I was put on a medication--a beta blocker--to keep my heart rate from going too high.  Also, my MD's office was making arrangements for me to have an appointment with a cardiologist.  Of course, all of this happened on a Friday, so nothing was going to be resolved until the following week.  It was recommended that I restrict my activities and try and go on with my life.  Easier said than done!  I started out as a fairly healthy person a couple of weeks earlier and now I was told that there was something pretty significant going on with my heart, but I was supposed to stay calm and act normally.  Right.

In the middle of all of this,I began to have stomach pains.  I ignored them as much as possible, but on the fourth of October, I couldn't anymore.  At 5:00 AM I found myself in the ER with what I thought were heart attack symptoms.  While everyone agreed that it was more than possible that I was having a heart attack, it turned out to not be one.  (For the rest of the weekend I was in bed, sick, with a fever, stomach pains, no appetite--all pointing to a stomach bug, NOT a heart problem.)  However, to be safe, the cardiologist on-call looked over my test results along with the results of my stress echo.  This brought on a whole other bunch of things for me to cope with.

Before I left the ER, I was put on ANOTHER medication, This time, a calcium channel blocker.  Again, they don't want my heart rate to go too high.  I also got some nitroglycerin pills, in case I should have chest pains.  Also, I was to have a coronary CT to see what was going on with my heart.  (Thankfully, this was instead of a cardiac catheterization, which they thought I needed in the first place.)  And I went home.

The following week found me back to the hospital for the CT and getting the report from all of the tests.  Right now, the diagnosis for me is printzmetal angina.  Yippee!  This is something that is quite uncommon and it seems as if I have very uncommon symptoms on top of everything else.  I won't be seeing the cardiologist until the 3rd of November, so I won't be able to find out how this conclusion was reached.  My internist's office seems to agree with the diagnosis, so until something different comes up when I see the cardiologist, I guess I have angina.

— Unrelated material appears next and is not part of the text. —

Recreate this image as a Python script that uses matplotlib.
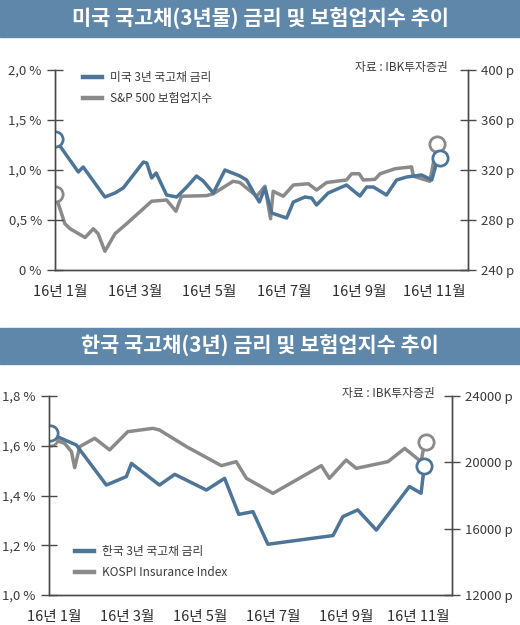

Of course, I wound up at my internist's office again this past week.  I have been having some side effects from the two new meds that I've been put on, so they had to be addressed.  One of the problems I've been having is swelling of my feet, ankles, and lower legs.  This is a common side effect of the calcium channel blocker, so I was put on a different medication in the hopes that I won't swell quite as badly.  And it hasn't helped--as a matter of fact, I seem to be worse than I was.  And all this leads to another call to the doctor's office tomorrow and, most likely, a different drug to try.  This all probably will change when I see the cardiologist.  I'm thinking he just might take me off of most--if not all--of what I'm on today and start from scratch.  I do believe I will be put back on a statin and I will be on one or more blood pressure meds when it is all said and done.  Other than that, I'm not sure what will happen.

All of this has my feeling a bit overwhelmed and slightly scared.  About the only thing I'm sure of is that I will be having regular visits with the cardiologist and my internist for the next 3-6 months until things are worked out to everyone's satisfaction.  I will wind up on some sort of drug cocktail and it will take time to tweak everything so that things will be fine.  At this point--and I realize it is just in the beginning stages--I am not happy with the way things are going.  I am not feeling well and the only thing I can point to are the meds that I'm on.  I can't live a good life if I am feeling like I do right now and the doctor has to realize this.  I don't think the solution to this is going to be easy OR quick.  And I'm not too happy with the journey I am about to embark on.